Dr Rachel Majumdar, 29, who was originally from Merseyside, worked at Harrogate District Hospital in Yorkshire and had been in a long-term relationship with one of the other climbers who died, Tom Chesters.
She and four others were swept 1000ft down Bidean nam Bian, while one of their party – a man who has asked not to be identified – managed evade the snow slab.
The other survivor, a 24-year-old woman from the Durham area, suffered serious head injuries and remains in a critical condition in Glasgow's Southern General Hospital.
Ms Majumdar's work colleagues were shocked at the news of her death.
Dr Rebecca Leigh, a consultant at Harrogate District Hospital, said: "Rachel was a gifted and dedicated doctor, who was in the middle of her training. A very promising medical career has been cut tragically short.
"She was one of the finest doctors I have worked with. All the staff and patients who knew Rachel will remember her caring nature. She had a smile and a friendly word for everyone."
Christopher Bell, of Blackburn, Lancashire, Una Finnegan of County Londonderry, Northern Ireland and Mr Chesters, from Sidmouth in Devon, also died in Saturday's avalanche.
Sam Morris, 35, a friend of Mr Chesters and Mr Bell, said the former and Dr Majumdar had met in their first year of university in Leeds.
He said the only consolation in the tragedy was that the couple died side-by-side doing something they both loved.
"They had dreams of doing voluntary work oversees together. Some of the comfort we have drawn is that these guys had been together to the end," he added.
Mr Morris said his two friends were exceptionally competent and experienced mountaineers.
He added they had worked with him in France as mountain bike guides in the Alps.
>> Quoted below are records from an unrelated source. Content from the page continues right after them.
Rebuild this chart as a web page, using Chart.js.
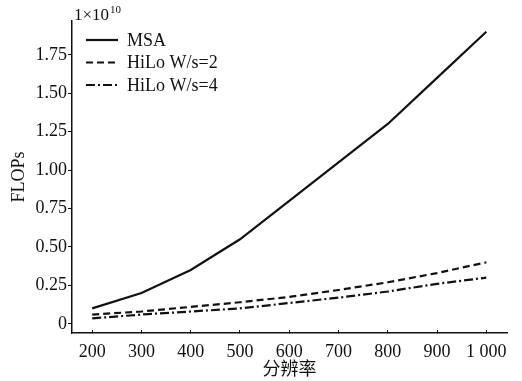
<!DOCTYPE html>
<html>
<head>
<meta charset="utf-8">
<script src="https://cdn.jsdelivr.net/npm/chart.js@4.4.1/dist/chart.umd.min.js"></script>
<style>
  html, body { margin: 0; padding: 0; background: #fff; }
  #wrap { width: 522px; height: 381px; position: relative; }
</style>
</head>
<body>
<div id="wrap"><canvas id="flops"></canvas></div>
<script>
/* --- Data (units of 1e10 FLOPs) --- */
var RESOLUTIONS = [200, 300, 400, 500, 600, 700, 800, 900, 1000];
var MSA = [0.10, 0.20, 0.35, 0.55, 0.80, 1.05, 1.30, 1.60, 1.90];
var HILO_WS2 = [0.06, 0.08, 0.11, 0.14, 0.175, 0.22, 0.27, 0.33, 0.40];
var HILO_WS4 = [0.035, 0.06, 0.08, 0.10, 0.135, 0.17, 0.21, 0.26, 0.30];
var Y_TICKS = [0, 0.25, 0.5, 0.75, 1.0, 1.25, 1.5, 1.75];
var X_TICKS = [200, 300, 400, 500, 600, 700, 800, 900, 1000];
var SERIES_NAMES = ["MSA", "HiLo W/s=2", "HiLo W/s=4"];

var SERIF = '"Liberation Serif", "Times New Roman", "Noto Sans CJK SC", serif';
var INK = "#111111";

function toPoints(values) {
  return RESOLUTIONS.map(function (r, i) {
    return { x: r, y: values[i] };
  });
}

function lineSet(label, values, dash) {
  return {
    label: label,
    data: toPoints(values),
    borderColor: INK,
    backgroundColor: INK,
    borderWidth: 2.2,
    borderDash: dash,
    pointRadius: 0,
    tension: 0,
    fill: false,
  };
}

/* --- Legend drawn inside the plot, top-left --- */
var insideLegend = {
  id: "insideLegend",
  afterDatasetsDraw: function (chart) {
    var ctx = chart.ctx;
    var area = chart.chartArea;
    var x0 = area.left + 14;
    var y0 = area.top + 19;
    ctx.save();
    ctx.font = "18px " + SERIF;
    ctx.textBaseline = "middle";
    chart.data.datasets.forEach(function (ds, i) {
      var y = y0 + i * 22.5;
      ctx.beginPath();
      ctx.setLineDash(ds.borderDash || []);
      ctx.lineWidth = 2.2;
      ctx.strokeStyle = INK;
      ctx.moveTo(x0, y);
      ctx.lineTo(x0 + 32, y);
      ctx.stroke();
      ctx.setLineDash([]);
      ctx.fillStyle = INK;
      ctx.fillText(ds.label, x0 + 41, y + 1);
    });
    ctx.restore();
  },
};

/* --- Exponent marker above the y axis --- */
var exponentLabel = {
  id: "exponentLabel",
  afterDraw: function (chart) {
    var ctx = chart.ctx;
    var area = chart.chartArea;
    ctx.save();
    ctx.fillStyle = INK;
    ctx.textBaseline = "alphabetic";
    ctx.font = "17px " + SERIF;
    var base = "1\u00d710";
    ctx.fillText(base, area.left + 2, 20);
    var w = ctx.measureText(base).width;
    ctx.font = "11px " + SERIF;
    ctx.fillText("10", area.left + 3 + w, 13);
    ctx.restore();
  },
};

new Chart(document.getElementById("flops"), {
  type: "line",
  data: {
    datasets: [
      lineSet(SERIES_NAMES[0], MSA, []),
      lineSet(SERIES_NAMES[1], HILO_WS2, [7, 4]),
      lineSet(SERIES_NAMES[2], HILO_WS4, [9, 3, 2, 3]),
    ],
  },
  plugins: [insideLegend, exponentLabel],
  options: {
    responsive: true,
    maintainAspectRatio: false,
    animation: false,
    events: [],
    layout: { padding: { top: 21, right: 15, left: 0, bottom: 0 } },
    plugins: {
      legend: { display: false },
      tooltip: { enabled: false },
    },
    scales: {
      x: {
        type: "linear",
        min: 159,
        max: 1042,
        afterBuildTicks: function (scale) {
          scale.ticks = X_TICKS.map(function (v) { return { value: v }; });
        },
        afterFit: function (scale) { scale.height = 48; },
        border: { display: true, color: INK, width: 1.5 },
        grid: {
          display: true,
          drawOnChartArea: false,
          drawTicks: true,
          tickLength: -3,
          tickColor: INK,
          tickWidth: 1,
        },
        ticks: {
          color: INK,
          padding: 11,
          maxRotation: 0,
          font: { family: SERIF, size: 18 },
          callback: function (v) {
            return v === 1000 ? "1 000" : String(v);
          },
        },
        title: {
          display: true,
          text: "分辨率",
          color: INK,
          padding: { top: 0, bottom: 0 },
          font: { family: SERIF, size: 18 },
        },
      },
      y: {
        type: "linear",
        min: -0.06,
        max: 1.97,
        afterBuildTicks: function (scale) {
          scale.ticks = Y_TICKS.map(function (v) { return { value: v }; });
        },
        afterFit: function (scale) { scale.width = 72; },
        border: { display: true, color: INK, width: 1.5 },
        grid: {
          display: true,
          drawOnChartArea: false,
          drawTicks: true,
          tickLength: 4,
          tickColor: INK,
          tickWidth: 1,
        },
        ticks: {
          color: INK,
          padding: 1,
          font: { family: SERIF, size: 18 },
          callback: function (v) {
            return v === 0 ? "0" : v.toFixed(2);
          },
        },
        title: {
          display: true,
          text: "FLOPs",
          color: INK,
          padding: { top: 8, bottom: 0 },
          font: { family: SERIF, size: 18 },
        },
      },
    },
  },
});
</script>
</body>
</html>
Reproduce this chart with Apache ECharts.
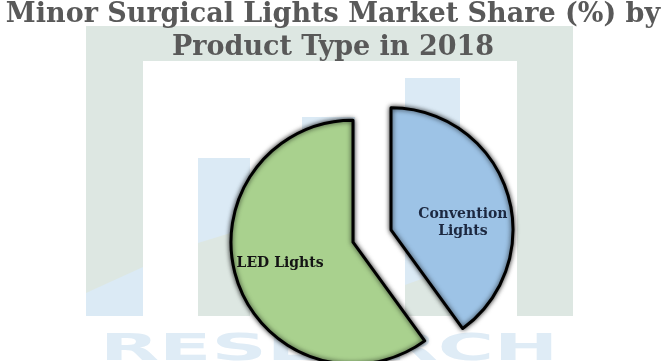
<!DOCTYPE html>
<html>
<head>
<meta charset="utf-8">
<script src="https://cdn.jsdelivr.net/npm/echarts@6/dist/echarts.min.js"></script>
<style>
html,body{margin:0;padding:0;background:#ffffff;}
#chart{width:666px;height:361px;}
</style>
</head>
<body>
<div id="chart"></div>
<script>
const titleText = 'Minor Surgical Lights Market Share (%) by\nProduct Type in 2018';
const categories = ['Convention Lights', 'LED Lights'];
const shares = [40, 60];
const labelTexts = ['Convention\nLights', 'LED Lights'];
const sliceColors = ['#9dc3e6', '#a9d18e'];
const labelColors = ['#1c2840', '#141414'];
const labelShift = [[11, 13], [-12, 1]];

const wmGray = '#dde7e2';
const wmBlue = '#dbeaf5';

const chart = echarts.init(document.getElementById('chart'), null, {renderer: 'canvas'});

const watermark = [
  {type: 'rect', shape: {x: 86, y: 26, width: 487, height: 290}, style: {fill: wmGray}, z: -10},
  {type: 'rect', shape: {x: 143, y: 61, width: 374, height: 255}, style: {fill: '#ffffff'}, z: -9},
  {type: 'polygon', shape: {points: [[86, 293], [143, 267], [143, 316], [86, 316]]}, style: {fill: wmBlue}, z: -8},
  {type: 'rect', shape: {x: 198, y: 158, width: 52, height: 158}, style: {fill: wmBlue}, z: -8},
  {type: 'polygon', shape: {points: [[198, 243], [250, 227], [250, 316], [198, 316]]}, style: {fill: wmGray}, z: -7},
  {type: 'rect', shape: {x: 302, y: 117, width: 53, height: 199}, style: {fill: wmBlue}, z: -8},
  {type: 'polygon', shape: {points: [[302, 210], [355, 193], [355, 316], [302, 316]]}, style: {fill: wmGray}, z: -7},
  {type: 'rect', shape: {x: 405, y: 78, width: 55, height: 238}, style: {fill: wmBlue}, z: -8},
  {type: 'polygon', shape: {points: [[405, 285], [460, 265], [460, 316], [405, 316]]}, style: {fill: wmGray}, z: -7},
  {type: 'text', left: 100, top: 331, scaleX: 2.02, z: -8,
    style: {text: 'RESEARCH', font: 'bold 38px "DejaVu Sans"', fill: '#dfecf6'}}
];

chart.setOption({
  animation: false,
  backgroundColor: '#ffffff',
  title: {
    text: titleText,
    left: 'center',
    top: -7,
    textStyle: {
      fontFamily: '"DejaVu Serif"',
      fontWeight: 'bold',
      fontSize: 27,
      lineHeight: 33,
      color: '#595959'
    }
  },
  graphic: watermark,
  series: [{
    type: 'pie',
    center: [372, 236],
    radius: 122,
    startAngle: 90,
    clockwise: true,
    selectedMode: 'multiple',
    selectedOffset: 20,
    avoidLabelOverlap: false,
    emphasis: {disabled: true},
    itemStyle: {
      borderColor: '#000000',
      borderWidth: 3,
      shadowBlur: 5,
      shadowColor: 'rgba(0,0,0,0.75)'
    },
    label: {
      show: true,
      position: 'inside',
      fontFamily: '"DejaVu Serif"',
      fontWeight: 'bold',
      fontSize: 14,
      lineHeight: 17,
      align: 'center'
    },
    labelLine: {show: false},
    labelLayout: function (params) {
      const s = labelShift[params.dataIndex];
      return {dx: s[0], dy: s[1]};
    },
    data: categories.map((c, i) => ({
      name: c,
      value: shares[i],
      selected: true,
      itemStyle: {color: sliceColors[i]},
      label: {
        formatter: labelTexts[i],
        color: labelColors[i]
      }
    }))
  }]
});
</script>
</body>
</html>
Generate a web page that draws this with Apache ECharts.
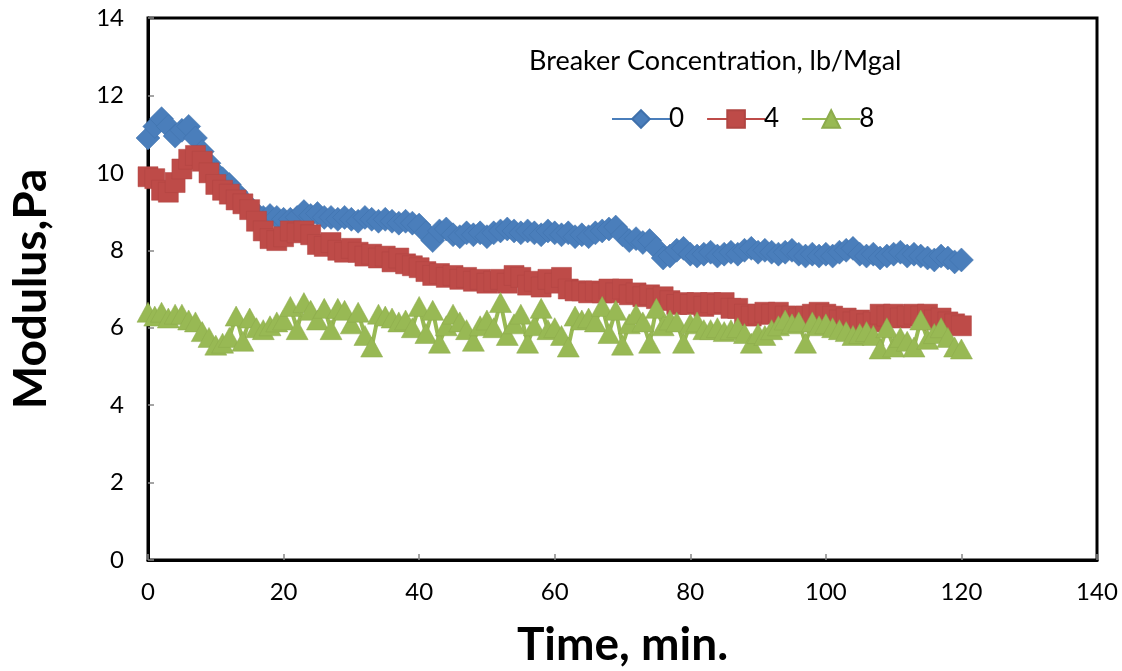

"They were as trained up and as cautious as you can be," he said. "With the best will in the world, these things are a game of odds."
Mr Chesters, 28, who was described as a gifted student, was in the final year of his PhD at Hull University and was a leading figure in British orienteering.
Professor Michael Fagan, who helped supervise his research into osteoporosis, said: "Tom was a fantastic young man who seemed to have unlimited energy and enthusiasm. He was completely committed to everything he did."
Mr Bell, 24, had been entering his third year of doctoral research into ocean mapping at the Scottish Association for Marine Science (SAMS) research centre at Dunstaffnage, north of Oban, part of the University of the Highlands and Islands.
A tribute was issued on the Facebook page of his father's decking business, Evabel. It read "We are so sad to let everyone know that Simon and Alison's son Chris was one of the people who were killed in the avalanche in Glen Coe yesterday.
"Chris was a wonderful son, friend and human being. Our thoughts and prayers are with Simon, Alison and Ed at this awful time."
A spokesman for SAMS said Mr Bell was a popular figure and added: "Chris was a lover of the outdoors – whether biking, running over the Scottish hills or chasing drifters around the Corryvreckan [the whirlpool between Jura and Scarba] for his studies. He was a liver of life."
Ms Finnegan, 25, a junior doctor in Edinburgh, was originally from Coleraine, where her father Dr Owen Finnegan was a consultant at the Causeway Hospital. She studied medicine at Newcastle University and took her masters in Anthropology of Health and Illness in Edinburgh.
David McClarty an Independent Member of the Northern Ireland Legislative Assembly who knew the family, said: "This young woman, a qualified doctor, had her whole life ahead of her and then it is tragically cut short. The news has come with a great deal of shock to the area."